Words: Stories and Scripts

I don’t really need to comment on our first offering as our reviewer did a far better job of doing so than I ever could. ‘I don’t think I’m alone in thinking of “dark fantasy” as a sort of combination of urban fantasy and horror: vampires, werewolves, ghosts, zombies, and less pleasant creatures confronting more or less normal people who may have the resources, or just the dumb luck, to survive the encounter. Subterranean: Tales of Dark Fantasy 2 is not that. True, the stories all have a dark edge, but there are only two tales of werewolves and one of vampires, none of which have any of the classic trappings to them. So, these stories are not “dark fantasy” in that sense. What we have here is a mixture of the surreal, the outre, the mordant, and sometimes the hallucinatory.’

That worked so well that I’ll do it again for our second offering. ‘Tim Powers’ first collection of short fiction in over half a decade, The Bible Repairman and Other Stories is a potent six-story collection that plays effortlessly with many of the author’s favorite themes. Zhlubby, burned-out protagonists, mysterious women, magical rituals that intrude on everyday life – these are familiar to anyone who’s read and enjoyed Last Call, or Earthquake Weather, or indeed most of Powers’ body of work. That doesn’t make the stories any less enjoyable or well-written; it merely places them squarely in the center of his wheelhouse, and ensures that those who’ve gone for his novels will be more than satisfied by the collection.’

Monsters done Hollywood style are what you like? If so, this anthology is not for you: ‘The stated intent of The Monster’s Corner: Stories Through Inhuman Eyes, the Christopher Golden-edited anthology, is nothing if not ambitious. The concept – a collection of stories that show monsters as sympathetic, not heroic — is tricky enough on its own, a long step into more mature territory than the too-prevalent vampiric moping that’s meant to let us know that bloodsuckers really aren’t such bad people.

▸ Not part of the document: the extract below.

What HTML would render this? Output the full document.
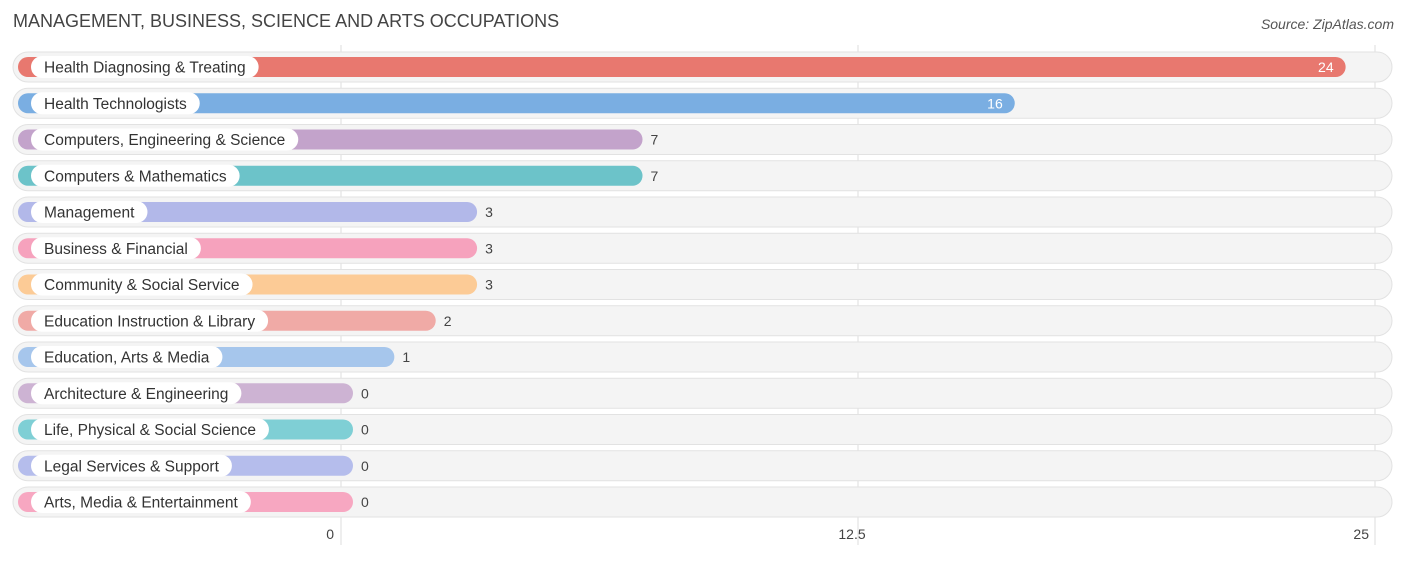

Then, throw in Golden’s restriction on the subject matter — no low-hanging fruit, i.e. no vampires or zombies – and things get really interesting.’

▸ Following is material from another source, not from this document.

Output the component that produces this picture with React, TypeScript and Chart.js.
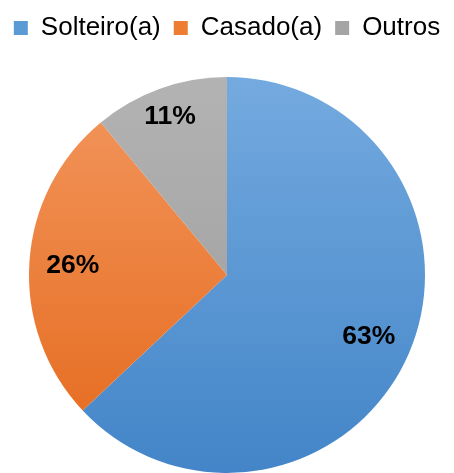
import React, { useEffect, useRef } from "react";
import { Chart, registerables } from "chart.js";

Chart.register(...registerables);

const categories = ["Solteiro(a)", "Casado(a)", "Outros"];
const values = [63, 26, 11];
const labelsText = ["63%", "26%", "11%"];
const topColors = ["#74aadf", "#f3975f", "#b3b3b3"];
const bottomColors = ["#4385c8", "#e4681a", "#999999"];
const legendColors = ["#5b9bd5", "#ed7d31", "#a5a5a5"];

const pieLabels = {
  id: "pieLabels",
  afterDatasetsDraw(chart: any) {
    const ctx = chart.ctx;
    const meta = chart.getDatasetMeta(0);
    ctx.save();
    ctx.fillStyle = "#000000";
    ctx.font = "bold 26.5px 'Liberation Sans', Arial, sans-serif";
    ctx.textAlign = "center";
    ctx.textBaseline = "middle";
    meta.data.forEach((arc: any, i: number) => {
      const { x, y, startAngle, endAngle, outerRadius } = arc.getProps(
        ["x", "y", "startAngle", "endAngle", "outerRadius"],
        true
      );
      const mid = (startAngle + endAngle) / 2;
      const frac = (endAngle - startAngle) / (Math.PI * 2);
      const r = outerRadius * (frac < 0.15 ? 0.85 : 0.78);
      ctx.fillText(labelsText[i], x + Math.cos(mid) * r, y + Math.sin(mid) * r);
    });
    ctx.restore();
  },
};

export default function App() {
  const ref = useRef<HTMLCanvasElement | null>(null);
  useEffect(() => {
    document.body.style.margin = "0";
    const canvas = ref.current!;
    const chart = new Chart(canvas, {
      type: "pie",
      data: {
        labels: categories,
        datasets: [
          {
            data: values,
            borderWidth: 0,
            backgroundColor: (c: any) => {
              const area = c.chart.chartArea;
              const i = c.dataIndex;
              if (!area || i === undefined) return legendColors[i ?? 0];
              const g = c.chart.ctx.createLinearGradient(0, area.top, 0, area.bottom);
              g.addColorStop(0, topColors[i]);
              g.addColorStop(1, bottomColors[i]);
              return g;
            },
          },
        ],
      },
      options: {
        responsive: false,
        animation: false,
        layout: { padding: { top: 2, left: 0, right: 0, bottom: 0 } },
        plugins: {
          legend: {
            position: "top",
            labels: {
              boxWidth: 14,
              boxHeight: 14,
              padding: 13,
              color: "#000000",
              font: { size: 26, family: "'Liberation Sans', Arial, sans-serif" },
              generateLabels: (chart: any) =>
                categories.map((t, i) => ({
                  text: t,
                  fillStyle: legendColors[i],
                  strokeStyle: legendColors[i],
                  lineWidth: 0,
                  hidden: false,
                  index: i,
                  fontColor: "#000000",
                })),
            },
          },
          title: {
            display: true,
            text: "",
            weight: 500,
            font: { size: 10 },
            padding: { top: 0, bottom: 14 },
          } as any,
          tooltip: { enabled: false },
        },
      },
      plugins: [pieLabels],
    });
    return () => chart.destroy();
  }, []);
  return (
    <div style={{ position: "absolute", left: 0, top: 0, width: 454, height: 473, background: "#ffffff" }}>
      <canvas ref={ref} width={454} height={473} style={{ display: "block" }} />
    </div>
  );
}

And finishing off this scrum are the scripts alluded to the the title of this post. ‘Shadows West is proof positive that you in fact get too much of a good thing. A collection of three unproduced screenplays by Bubba Ho-Tep scribe Joe R. Lansdale and his brother, comics writer John L. Lansdale, the book is set firmly in the “Weird West” setting that is Lansdale’s wheelhouse. The problem is, it’s all very much set in there, and even the most dedicated fans may detect a certain thematic sameness between the three.’